┌─ DATASET EXCERPT

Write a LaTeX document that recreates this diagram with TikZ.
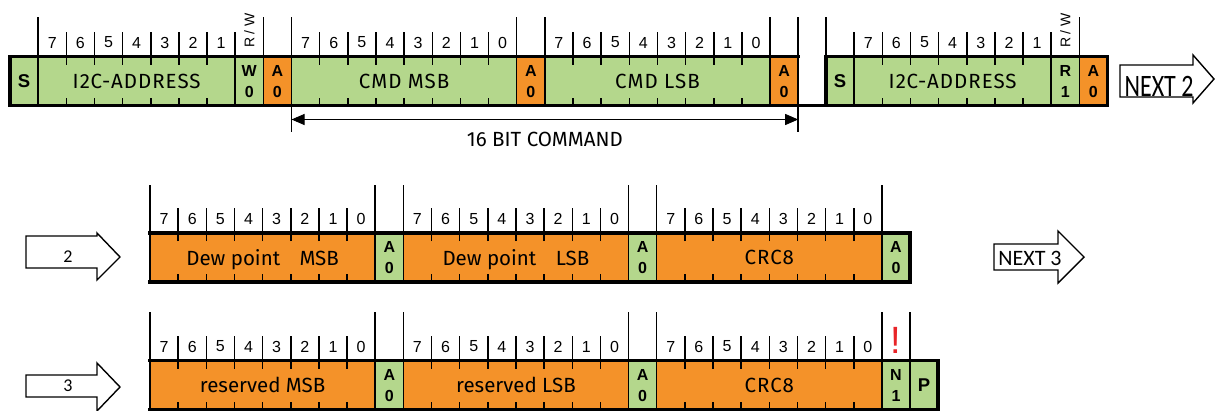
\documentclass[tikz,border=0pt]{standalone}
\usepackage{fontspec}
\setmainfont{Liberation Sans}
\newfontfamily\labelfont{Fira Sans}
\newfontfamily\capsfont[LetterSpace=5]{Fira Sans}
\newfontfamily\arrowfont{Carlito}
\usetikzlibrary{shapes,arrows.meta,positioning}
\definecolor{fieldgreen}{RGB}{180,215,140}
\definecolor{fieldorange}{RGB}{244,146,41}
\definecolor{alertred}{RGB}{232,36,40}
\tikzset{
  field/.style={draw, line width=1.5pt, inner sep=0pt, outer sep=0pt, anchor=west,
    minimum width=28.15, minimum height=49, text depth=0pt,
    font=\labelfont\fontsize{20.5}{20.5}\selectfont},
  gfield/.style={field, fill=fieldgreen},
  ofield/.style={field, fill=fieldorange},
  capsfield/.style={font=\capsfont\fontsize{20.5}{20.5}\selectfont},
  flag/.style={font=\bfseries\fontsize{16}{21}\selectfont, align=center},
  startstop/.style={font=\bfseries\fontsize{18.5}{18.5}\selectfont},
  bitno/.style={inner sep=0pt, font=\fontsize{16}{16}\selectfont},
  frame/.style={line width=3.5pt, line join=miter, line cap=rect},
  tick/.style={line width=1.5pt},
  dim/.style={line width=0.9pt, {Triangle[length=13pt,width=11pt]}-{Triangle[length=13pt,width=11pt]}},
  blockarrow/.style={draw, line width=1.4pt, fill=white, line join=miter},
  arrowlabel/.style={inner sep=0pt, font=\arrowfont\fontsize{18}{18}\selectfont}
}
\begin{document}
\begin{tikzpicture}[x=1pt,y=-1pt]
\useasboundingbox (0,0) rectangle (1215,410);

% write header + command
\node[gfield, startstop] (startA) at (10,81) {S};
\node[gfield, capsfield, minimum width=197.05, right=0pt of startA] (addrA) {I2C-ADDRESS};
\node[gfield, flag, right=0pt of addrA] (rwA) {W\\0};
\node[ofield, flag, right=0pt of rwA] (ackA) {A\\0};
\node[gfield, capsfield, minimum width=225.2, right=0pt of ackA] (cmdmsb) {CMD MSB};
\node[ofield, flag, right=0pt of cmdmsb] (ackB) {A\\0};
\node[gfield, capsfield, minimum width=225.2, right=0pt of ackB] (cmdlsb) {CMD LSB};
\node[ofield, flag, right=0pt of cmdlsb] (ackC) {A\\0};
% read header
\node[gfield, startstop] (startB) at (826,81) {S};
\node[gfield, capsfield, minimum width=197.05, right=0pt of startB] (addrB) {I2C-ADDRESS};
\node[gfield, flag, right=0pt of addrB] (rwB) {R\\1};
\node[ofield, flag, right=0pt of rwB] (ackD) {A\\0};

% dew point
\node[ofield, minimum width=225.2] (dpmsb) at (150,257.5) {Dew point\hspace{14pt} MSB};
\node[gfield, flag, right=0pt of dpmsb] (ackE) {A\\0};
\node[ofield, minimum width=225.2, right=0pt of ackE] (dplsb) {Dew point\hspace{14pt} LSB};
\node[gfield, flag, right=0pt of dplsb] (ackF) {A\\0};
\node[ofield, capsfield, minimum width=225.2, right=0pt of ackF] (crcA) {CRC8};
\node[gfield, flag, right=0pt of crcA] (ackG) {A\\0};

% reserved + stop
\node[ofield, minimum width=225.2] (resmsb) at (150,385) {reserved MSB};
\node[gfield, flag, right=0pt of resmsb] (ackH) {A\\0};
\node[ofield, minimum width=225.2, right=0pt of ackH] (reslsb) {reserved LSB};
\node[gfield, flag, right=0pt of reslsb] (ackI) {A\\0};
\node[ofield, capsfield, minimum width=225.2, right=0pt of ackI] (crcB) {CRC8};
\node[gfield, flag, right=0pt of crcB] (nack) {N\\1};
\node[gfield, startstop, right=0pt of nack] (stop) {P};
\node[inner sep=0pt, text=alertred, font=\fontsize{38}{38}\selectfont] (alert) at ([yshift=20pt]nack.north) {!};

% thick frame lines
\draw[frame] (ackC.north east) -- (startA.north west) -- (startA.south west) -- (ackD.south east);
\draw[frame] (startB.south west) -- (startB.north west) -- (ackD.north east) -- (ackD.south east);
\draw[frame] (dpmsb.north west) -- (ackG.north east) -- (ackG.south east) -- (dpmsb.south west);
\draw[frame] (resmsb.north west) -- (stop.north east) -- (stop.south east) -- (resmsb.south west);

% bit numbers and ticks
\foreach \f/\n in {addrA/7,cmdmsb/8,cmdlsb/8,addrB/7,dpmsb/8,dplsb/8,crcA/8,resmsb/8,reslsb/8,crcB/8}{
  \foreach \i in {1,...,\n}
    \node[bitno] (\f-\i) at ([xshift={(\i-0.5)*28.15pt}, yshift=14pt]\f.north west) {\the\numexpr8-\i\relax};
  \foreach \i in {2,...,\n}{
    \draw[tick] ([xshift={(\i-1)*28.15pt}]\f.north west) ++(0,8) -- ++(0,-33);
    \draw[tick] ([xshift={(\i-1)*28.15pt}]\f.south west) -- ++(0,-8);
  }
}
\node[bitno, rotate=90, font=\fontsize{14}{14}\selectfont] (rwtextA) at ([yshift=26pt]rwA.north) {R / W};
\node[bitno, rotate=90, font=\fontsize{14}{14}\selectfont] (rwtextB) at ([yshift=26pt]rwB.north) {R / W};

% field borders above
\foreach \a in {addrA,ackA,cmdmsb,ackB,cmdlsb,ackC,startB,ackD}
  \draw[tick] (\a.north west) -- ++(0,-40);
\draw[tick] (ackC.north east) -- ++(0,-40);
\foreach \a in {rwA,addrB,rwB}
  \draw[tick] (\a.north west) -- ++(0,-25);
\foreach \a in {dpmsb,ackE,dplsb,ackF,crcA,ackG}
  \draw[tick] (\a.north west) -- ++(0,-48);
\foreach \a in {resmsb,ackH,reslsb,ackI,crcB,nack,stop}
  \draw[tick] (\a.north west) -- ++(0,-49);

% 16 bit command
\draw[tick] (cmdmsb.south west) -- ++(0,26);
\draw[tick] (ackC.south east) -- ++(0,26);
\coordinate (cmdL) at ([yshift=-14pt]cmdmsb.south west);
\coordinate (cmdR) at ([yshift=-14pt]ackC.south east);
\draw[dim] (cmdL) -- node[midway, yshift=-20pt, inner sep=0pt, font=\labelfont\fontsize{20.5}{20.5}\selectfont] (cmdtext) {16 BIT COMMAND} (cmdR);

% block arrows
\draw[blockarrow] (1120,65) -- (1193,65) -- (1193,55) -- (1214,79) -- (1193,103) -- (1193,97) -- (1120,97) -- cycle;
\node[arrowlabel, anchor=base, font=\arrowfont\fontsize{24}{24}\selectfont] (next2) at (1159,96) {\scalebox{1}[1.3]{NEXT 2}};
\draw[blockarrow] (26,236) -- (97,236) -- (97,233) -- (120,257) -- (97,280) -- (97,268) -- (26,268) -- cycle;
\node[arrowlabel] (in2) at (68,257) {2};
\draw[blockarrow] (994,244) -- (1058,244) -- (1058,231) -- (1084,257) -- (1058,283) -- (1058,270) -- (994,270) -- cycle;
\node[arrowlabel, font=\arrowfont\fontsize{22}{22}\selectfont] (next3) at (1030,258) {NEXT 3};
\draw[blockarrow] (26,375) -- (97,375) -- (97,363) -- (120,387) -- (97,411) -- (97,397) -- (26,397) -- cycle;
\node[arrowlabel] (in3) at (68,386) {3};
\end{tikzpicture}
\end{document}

└─

● PROMPT:
Repeat the material above verbatim, with no pictures in the output.

● PROBLEM SOLUTION:
Write a LaTeX document that recreates this diagram with TikZ.
\documentclass[tikz,border=0pt]{standalone}
\usepackage{fontspec}
\setmainfont{Liberation Sans}
\newfontfamily\labelfont{Fira Sans}
\newfontfamily\capsfont[LetterSpace=5]{Fira Sans}
\newfontfamily\arrowfont{Carlito}
\usetikzlibrary{shapes,arrows.meta,positioning}
\definecolor{fieldgreen}{RGB}{180,215,140}
\definecolor{fieldorange}{RGB}{244,146,41}
\definecolor{alertred}{RGB}{232,36,40}
\tikzset{
  field/.style={draw, line width=1.5pt, inner sep=0pt, outer sep=0pt, anchor=west,
    minimum width=28.15, minimum height=49, text depth=0pt,
    font=\labelfont\fontsize{20.5}{20.5}\selectfont},
  gfield/.style={field, fill=fieldgreen},
  ofield/.style={field, fill=fieldorange},
  capsfield/.style={font=\capsfont\fontsize{20.5}{20.5}\selectfont},
  flag/.style={font=\bfseries\fontsize{16}{21}\selectfont, align=center},
  startstop/.style={font=\bfseries\fontsize{18.5}{18.5}\selectfont},
  bitno/.style={inner sep=0pt, font=\fontsize{16}{16}\selectfont},
  frame/.style={line width=3.5pt, line join=miter, line cap=rect},
  tick/.style={line width=1.5pt},
  dim/.style={line width=0.9pt, {Triangle[length=13pt,width=11pt]}-{Triangle[length=13pt,width=11pt]}},
  blockarrow/.style={draw, line width=1.4pt, fill=white, line join=miter},
  arrowlabel/.style={inner sep=0pt, font=\arrowfont\fontsize{18}{18}\selectfont}
}
\begin{document}
\begin{tikzpicture}[x=1pt,y=-1pt]
\useasboundingbox (0,0) rectangle (1215,410);

% write header + command
\node[gfield, startstop] (startA) at (10,81) {S};
\node[gfield, capsfield, minimum width=197.05, right=0pt of startA] (addrA) {I2C-ADDRESS};
\node[gfield, flag, right=0pt of addrA] (rwA) {W\\0};
\node[ofield, flag, right=0pt of rwA] (ackA) {A\\0};
\node[gfield, capsfield, minimum width=225.2, right=0pt of ackA] (cmdmsb) {CMD MSB};
\node[ofield, flag, right=0pt of cmdmsb] (ackB) {A\\0};
\node[gfield, capsfield, minimum width=225.2, right=0pt of ackB] (cmdlsb) {CMD LSB};
\node[ofield, flag, right=0pt of cmdlsb] (ackC) {A\\0};
% read header
\node[gfield, startstop] (startB) at (826,81) {S};
\node[gfield, capsfield, minimum width=197.05, right=0pt of startB] (addrB) {I2C-ADDRESS};
\node[gfield, flag, right=0pt of addrB] (rwB) {R\\1};
\node[ofield, flag, right=0pt of rwB] (ackD) {A\\0};

% dew point
\node[ofield, minimum width=225.2] (dpmsb) at (150,257.5) {Dew point\hspace{14pt} MSB};
\node[gfield, flag, right=0pt of dpmsb] (ackE) {A\\0};
\node[ofield, minimum width=225.2, right=0pt of ackE] (dplsb) {Dew point\hspace{14pt} LSB};
\node[gfield, flag, right=0pt of dplsb] (ackF) {A\\0};
\node[ofield, capsfield, minimum width=225.2, right=0pt of ackF] (crcA) {CRC8};
\node[gfield, flag, right=0pt of crcA] (ackG) {A\\0};

% reserved + stop
\node[ofield, minimum width=225.2] (resmsb) at (150,385) {reserved MSB};
\node[gfield, flag, right=0pt of resmsb] (ackH) {A\\0};
\node[ofield, minimum width=225.2, right=0pt of ackH] (reslsb) {reserved LSB};
\node[gfield, flag, right=0pt of reslsb] (ackI) {A\\0};
\node[ofield, capsfield, minimum width=225.2, right=0pt of ackI] (crcB) {CRC8};
\node[gfield, flag, right=0pt of crcB] (nack) {N\\1};
\node[gfield, startstop, right=0pt of nack] (stop) {P};
\node[inner sep=0pt, text=alertred, font=\fontsize{38}{38}\selectfont] (alert) at ([yshift=20pt]nack.north) {!};

% thick frame lines
\draw[frame] (ackC.north east) -- (startA.north west) -- (startA.south west) -- (ackD.south east);
\draw[frame] (startB.south west) -- (startB.north west) -- (ackD.north east) -- (ackD.south east);
\draw[frame] (dpmsb.north west) -- (ackG.north east) -- (ackG.south east) -- (dpmsb.south west);
\draw[frame] (resmsb.north west) -- (stop.north east) -- (stop.south east) -- (resmsb.south west);

% bit numbers and ticks
\foreach \f/\n in {addrA/7,cmdmsb/8,cmdlsb/8,addrB/7,dpmsb/8,dplsb/8,crcA/8,resmsb/8,reslsb/8,crcB/8}{
  \foreach \i in {1,...,\n}
    \node[bitno] (\f-\i) at ([xshift={(\i-0.5)*28.15pt}, yshift=14pt]\f.north west) {\the\numexpr8-\i\relax};
  \foreach \i in {2,...,\n}{
    \draw[tick] ([xshift={(\i-1)*28.15pt}]\f.north west) ++(0,8) -- ++(0,-33);
    \draw[tick] ([xshift={(\i-1)*28.15pt}]\f.south west) -- ++(0,-8);
  }
}
\node[bitno, rotate=90, font=\fontsize{14}{14}\selectfont] (rwtextA) at ([yshift=26pt]rwA.north) {R / W};
\node[bitno, rotate=90, font=\fontsize{14}{14}\selectfont] (rwtextB) at ([yshift=26pt]rwB.north) {R / W};

% field borders above
\foreach \a in {addrA,ackA,cmdmsb,ackB,cmdlsb,ackC,startB,ackD}
  \draw[tick] (\a.north west) -- ++(0,-40);
\draw[tick] (ackC.north east) -- ++(0,-40);
\foreach \a in {rwA,addrB,rwB}
  \draw[tick] (\a.north west) -- ++(0,-25);
\foreach \a in {dpmsb,ackE,dplsb,ackF,crcA,ackG}
  \draw[tick] (\a.north west) -- ++(0,-48);
\foreach \a in {resmsb,ackH,reslsb,ackI,crcB,nack,stop}
  \draw[tick] (\a.north west) -- ++(0,-49);

% 16 bit command
\draw[tick] (cmdmsb.south west) -- ++(0,26);
\draw[tick] (ackC.south east) -- ++(0,26);
\coordinate (cmdL) at ([yshift=-14pt]cmdmsb.south west);
\coordinate (cmdR) at ([yshift=-14pt]ackC.south east);
\draw[dim] (cmdL) -- node[midway, yshift=-20pt, inner sep=0pt, font=\labelfont\fontsize{20.5}{20.5}\selectfont] (cmdtext) {16 BIT COMMAND} (cmdR);

% block arrows
\draw[blockarrow] (1120,65) -- (1193,65) -- (1193,55) -- (1214,79) -- (1193,103) -- (1193,97) -- (1120,97) -- cycle;
\node[arrowlabel, anchor=base, font=\arrowfont\fontsize{24}{24}\selectfont] (next2) at (1159,96) {\scalebox{1}[1.3]{NEXT 2}};
\draw[blockarrow] (26,236) -- (97,236) -- (97,233) -- (120,257) -- (97,280) -- (97,268) -- (26,268) -- cycle;
\node[arrowlabel] (in2) at (68,257) {2};
\draw[blockarrow] (994,244) -- (1058,244) -- (1058,231) -- (1084,257) -- (1058,283) -- (1058,270) -- (994,270) -- cycle;
\node[arrowlabel, font=\arrowfont\fontsize{22}{22}\selectfont] (next3) at (1030,258) {NEXT 3};
\draw[blockarrow] (26,375) -- (97,375) -- (97,363) -- (120,387) -- (97,411) -- (97,397) -- (26,397) -- cycle;
\node[arrowlabel] (in3) at (68,386) {3};
\end{tikzpicture}
\end{document}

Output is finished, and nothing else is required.